Detecting Intellectual Influence from Dynamic Word Embeddings: Applications to Historical Newspapers and Contemporary Research Articles - Speaker: Jacob Eisenstein

The talk will describe two papers with a similar goal: using diachronic corpora to detect intellectual influence. We want to know who is leading the development of ideas over time, and we hope to get some insight on this by examining changes in the meanings of individual words, as quantified by dynamic word embeddings. The talk presents methods for (1) detecting changes in word meaning, (2) identifying the leaders and followers of these changes, and (3) aggregating over many changes into an overall picture of linguistic influence, using techniques from social network analysis. As the first part of the talk will show, this aggregate measure has predictive power: in the ACL anthology, papers that have a high level of linguistic influence in the short term tend to accrue more citations in the long term.

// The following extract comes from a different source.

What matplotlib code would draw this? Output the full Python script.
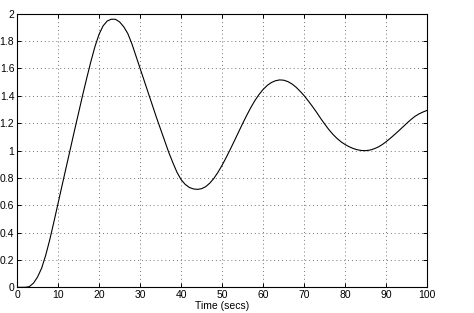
import matplotlib
matplotlib.use("Agg")
import matplotlib.pyplot as plt
from matplotlib.ticker import FuncFormatter

# Time samples (secs) and step response values
time_s = list(range(0, 101))
response = [
    0.0, 0.0, 0.0, 0.005, 0.03, 0.075, 0.14, 0.235, 0.35, 0.48,
    0.613, 0.747, 0.88, 1.012, 1.145, 1.275, 1.405, 1.53, 1.65, 1.76,
    1.85, 1.912, 1.947, 1.96, 1.959, 1.94, 1.905, 1.855, 1.78, 1.69,
    1.6, 1.51, 1.42, 1.33, 1.24, 1.155, 1.07, 0.985, 0.91, 0.84,
    0.787, 0.752, 0.73, 0.719, 0.716, 0.721, 0.736, 0.762, 0.797, 0.842,
    0.893, 0.95, 1.01, 1.072, 1.135, 1.198, 1.258, 1.315, 1.366, 1.41,
    1.447, 1.476, 1.497, 1.51, 1.516, 1.514, 1.504, 1.487, 1.463, 1.433,
    1.4, 1.362, 1.322, 1.28, 1.235, 1.193, 1.153, 1.118, 1.088, 1.063,
    1.043, 1.027, 1.014, 1.005, 1.0, 0.999, 1.003, 1.012, 1.025, 1.043,
    1.065, 1.09, 1.116, 1.143, 1.171, 1.199, 1.226, 1.25, 1.268, 1.282,
    1.294,
]
x_ticks = list(range(0, 101, 10))
y_ticks = [0, 0.2, 0.4, 0.6, 0.8, 1.0, 1.2, 1.4, 1.6, 1.8, 2.0]
x_label = "Time (secs)"

plt.rcParams['font.family'] = ['Liberation Sans', 'DejaVu Sans']

fig = plt.figure(figsize=(4.74, 3.13), dpi=100)
ax = fig.add_axes([0.0359, 0.0821, 0.9015 - 0.0359, 0.9562 - 0.0821])

ax.plot(time_s, response, color='black', linewidth=0.8)

ax.set_xlim(0, 100)
ax.set_ylim(0, 2)
ax.set_xticks(x_ticks)
ax.set_yticks(y_ticks)
ax.yaxis.set_major_formatter(FuncFormatter(lambda v, p: f"{v:g}"))

ax.grid(True, color='0.45', linestyle=(0, (1, 3)), linewidth=0.7)
ax.tick_params(direction='in', length=3, width=0.7, labelsize=7.5,
               top=True, right=True, pad=2, colors='black')
for s in ax.spines.values():
    s.set_linewidth(0.8)
    s.set_color('black')

ax.set_xlabel(x_label, fontsize=7.5, labelpad=1)

fig.savefig("out.png", dpi=100, facecolor='white')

This finding holds even when controlling for short-term citations: if two papers have the same number of citations after two years, the one with more linguistic influence will receive significantly more citations in the following three years. Next, we quantify linguistic influence in a corpus of historical newspapers from the abolitionist movement in the pre-Civil War United States. Here, a measure of linguistic influence helps to shed light on the unique roles played by newspapers edited by women and formerly enslaved people. This research was led by Sandeep Soni, in collaboration with Lauren F. Klein and David Bamman.